But then again… and here we hear from some more Pew folks.

In his effort to minimize the significance of the results of an OIG investigation, an audit by an international accounting firm, a review of the most obviously questionable NOAA Enforcement dale jonesprosecutions and a Congressional hearing or two, Mr. Borrell wrote that the Executive Director of the Marine Fish Conservation Network pointed out “that the number of complaints from fishermen that had any merit was “‘comparatively small.”’ The Marine Fish Conservation Network has received almost $5 million from the Pew Trusts. He continued “King, the (Pew/Lenfest funded) economist, says the findings of the Inspector General were misconstrued and blown out of proportion, and he says the industry needs more, not less, enforcement. ‘“This was political theater driven by a handful of fishermen.’” I have to emphasize that it wasn’t a fisherman, or a handful of fishermen, who carried out the file-shredding extravaganza in the midst of an investigation by the Department of Commerce Inspector General’s office, it was Dale Jones, the head of NOAA enforcement. That’s not political theater, it’s Cinéma vérité at its most real, and the people doing the driving weren’t a handful of fishermen, they were the people in charge at NOAA.
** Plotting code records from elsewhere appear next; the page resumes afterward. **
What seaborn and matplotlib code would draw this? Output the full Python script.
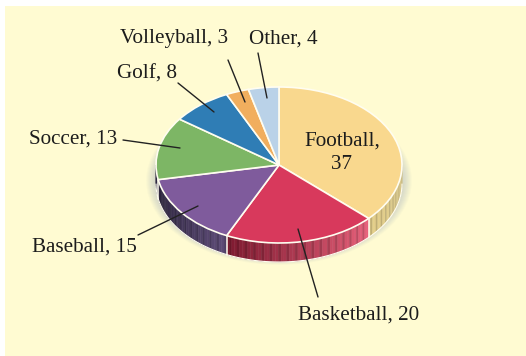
import numpy as np
import matplotlib
matplotlib.use("Agg")
import matplotlib.pyplot as plt
from matplotlib.patches import Ellipse, Polygon, Rectangle
import seaborn as sns

sports = ["Football", "Basketball", "Baseball", "Soccer", "Golf", "Volleyball", "Other"]
counts = [37, 20, 15, 13, 8, 3, 4]
top_colors = ["#F9D88E", "#D8395C", "#7F5B9C", "#7DB665", "#2F7DB5", "#F1AE5E", "#BAD2E8"]
rim_dark = ["#E6D08A", "#7E1A30", "#272038", "#272038", "#1B4A70", "#A06A30", "#7A8FA5"]
rim_light = ["#D9C98E", "#E8607A", "#5E4C78", "#3A3350", "#1B4A70", "#A06A30", "#7A8FA5"]

label_texts = ["Volleyball, 3", "Other, 4", "Golf, 8", "Soccer, 13", "Baseball, 15", "Basketball, 20"]
label_px = [(174, 39), (283, 39), (147, 74), (73, 139), (84, 247), (359, 315)]
leader_start_px = [(228, 60), (258, 53), (178, 83), (123, 140), (138, 235), (318, 297)]
leader_end_px = [(245, 102), (267, 98), (214, 112), (180, 148), (198, 206), (298, 229)]

W, H = 526, 356
CX, CY, RX, RY, DEPTH = 279, 165, 123, 78, 19


def to_pie(p):
    return (p[0] - CX) / RX, (CY - p[1]) / RY


sns.set_theme(style="white")
plt.rcParams["font.family"] = ["Liberation Serif", "DejaVu Serif"]

fig = plt.figure(figsize=(W / 100, H / 100), dpi=100, facecolor="white")
ax = fig.add_axes([0, 0, 1, 1])

# Cream panel behind the chart
x0, y0 = to_pie((5, 6))
x1, y1 = to_pie((W, H))
ax.add_patch(Rectangle((x0, y1), x1 - x0, y0 - y1, fc="#FFFBD2", ec="none", zorder=0))

# Soft shadow below the disc
for s in np.linspace(1.08, 0.96, 16):
    ax.add_patch(Ellipse((0, -0.20), 2 * s, 2 * s, fc="#7C8FB5", ec="none", alpha=0.035, zorder=1))

# Pie top; the y scale flattens the circle into an ellipse
wedges, _ = ax.pie(counts, colors=top_colors, startangle=90, counterclock=False, radius=1,
                   wedgeprops=dict(edgecolor="#FFFDF0", linewidth=1.2, zorder=4))

# Side wall of the disc, drawn in narrow shaded strips
depth = DEPTH / RY
edges = 90 - np.cumsum([0] + counts) * 360 / sum(counts)
for i in range(len(counts)):
    a_hi, a_lo = edges[i], edges[i + 1]
    a_hi_n = a_hi if a_hi <= 0 else 0
    a_lo_n = max(a_lo, -180)
    if a_hi_n <= a_lo_n:
        continue
    n = max(2, int((a_hi_n - a_lo_n) / 1.3))
    pal = sns.blend_palette([rim_dark[i], rim_light[i]], n)
    steps = np.linspace(a_lo_n, a_hi_n, n + 1)
    for k in range(n):
        t = np.radians(np.linspace(steps[k], steps[k + 1], 4))
        xs, ys = np.cos(t), np.sin(t)
        shade = 0.84 if k % 3 == 1 else 1.0
        col = np.clip(np.array(pal[k]) * shade, 0, 1)
        pts = np.r_[np.c_[xs, ys], np.c_[xs, ys - depth][::-1]]
        ax.add_patch(Polygon(pts, fc=col, ec=col, lw=0.3, zorder=2))
    # pale seam where two slices meet on the wall
    if a_lo >= -180:
        ct, st = np.cos(np.radians(a_lo)), np.sin(np.radians(a_lo))
        ax.plot([ct, ct], [st, st - depth], color="#FFFDF0", lw=1.1, zorder=3)

# Lower outline of the wall
t = np.radians(np.linspace(-180, 0, 120))
ax.plot(np.cos(t), np.sin(t) - depth, color="#FFFDF0", lw=0.8, zorder=3)

ax.set_aspect("auto")
ax.set_xlim(-CX / RX, (W - CX) / RX)
ax.set_ylim((CY - H) / RY, CY / RY)
ax.axis("off")
sns.despine(ax=ax, left=True, bottom=True)

# Outer labels and their leader lines
for text, pos, a, b in zip(label_texts, label_px, leader_start_px, leader_end_px):
    px, py = to_pie(pos)
    ax.text(px, py, text, ha="center", va="center", fontsize=15.2, color="#1c1c1c", zorder=6)
    pa, pb = to_pie(a), to_pie(b)
    ax.plot([pa[0], pb[0]], [pa[1], pb[1]], color="#222222", lw=1.0, zorder=5)

# The largest slice carries its label inside
fx, fy = to_pie((342, 153))
ax.text(fx, fy, f"{sports[0]},\n{counts[0]}", ha="center", va="center", fontsize=15.2,
        color="#1c1c1c", linespacing=1.3, zorder=6)

fig.savefig("out.png", dpi=100, facecolor=fig.get_facecolor())
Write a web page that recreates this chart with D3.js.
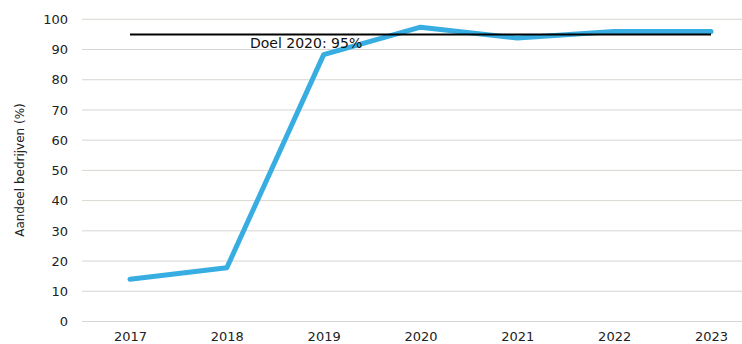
<!DOCTYPE html>
<html><head><meta charset="utf-8">
<script src="https://cdn.jsdelivr.net/npm/d3@7"></script>
<style>body{margin:0;background:#fff}svg{display:block}text{font-family:"DejaVu Sans",Verdana,sans-serif}</style>
</head><body><svg id="c" width="742" height="344"></svg>
<script>
const years = ["2017","2018","2019","2020","2021","2022","2023"];
const shares = [14, 17.8, 88.3, 97.4, 93.8, 96, 96];
const targetValue = 95;
const targetLabel = "Doel 2020: 95%";
const yTicks = [0,10,20,30,40,50,60,70,80,90,100];
const yTitle = "Aandeel bedrijven (%)";

const svg = d3.select("#c");
const x = d3.scalePoint().domain(years).range([130, 711]);
const y = d3.scaleLinear().domain([0,100]).range([321.5, 19.3]);

// grid
svg.append("g").selectAll("line").data(yTicks).join("line")
  .attr("x1",82).attr("x2",742).attr("y1",d=>y(d)).attr("y2",d=>y(d))
  .attr("stroke","#d9d5d0").attr("stroke-width",1);

// y axis labels
const ya = svg.append("g").attr("transform","translate(82,0)")
  .call(d3.axisLeft(y).tickValues(yTicks).tickSize(0).tickPadding(14));
ya.select(".domain").remove();
ya.selectAll("text").attr("font-size",13).attr("fill","#222").style("font-family","DejaVu Sans, Verdana, sans-serif");

// x axis labels
const xa = svg.append("g").attr("transform","translate(0,321.5)")
  .call(d3.axisBottom(x).tickSize(0).tickPadding(10));
xa.select(".domain").remove();
xa.selectAll("text").attr("font-size",13).attr("fill","#222").style("font-family","DejaVu Sans, Verdana, sans-serif");

// y title
svg.append("text").attr("transform","translate(24,170) rotate(-90)")
  .attr("text-anchor","middle").attr("font-size",12).attr("fill","#222").text(yTitle);

// series line
svg.append("path").datum(shares)
  .attr("d", d3.line().x((d,i)=>x(years[i])).y(d=>y(d)))
  .attr("fill","none").attr("stroke","#38ade2").attr("stroke-width",5)
  .attr("stroke-linejoin","round").attr("stroke-linecap","round");

// target line
svg.append("line").attr("x1",x(years[0])).attr("x2",x(years[years.length-1]))
  .attr("y1",y(targetValue)).attr("y2",y(targetValue))
  .attr("stroke","#000").attr("stroke-width",2);

svg.append("text").attr("x",250).attr("y",y(targetValue)+14)
  .attr("font-size",14).attr("fill","#111").text(targetLabel);
</script></body></html>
To really separate the good guys from the bad guys….

Mr. Borrell appears to go to significant lengths to draw as stark a contrast as possible between members of the fishing industry and the NOAA enforcement machine. He starts out with “mustached” Larry Ciulla, who he also describes as “the former bad boy,” a “thrill seeker” who bought a Corvette, took flying lessons, risked life and limb in the greasy pole competition each June at the St. Peter’s Fiesta in Gloucester and “married the former Ms. Massachusetts Petite America.”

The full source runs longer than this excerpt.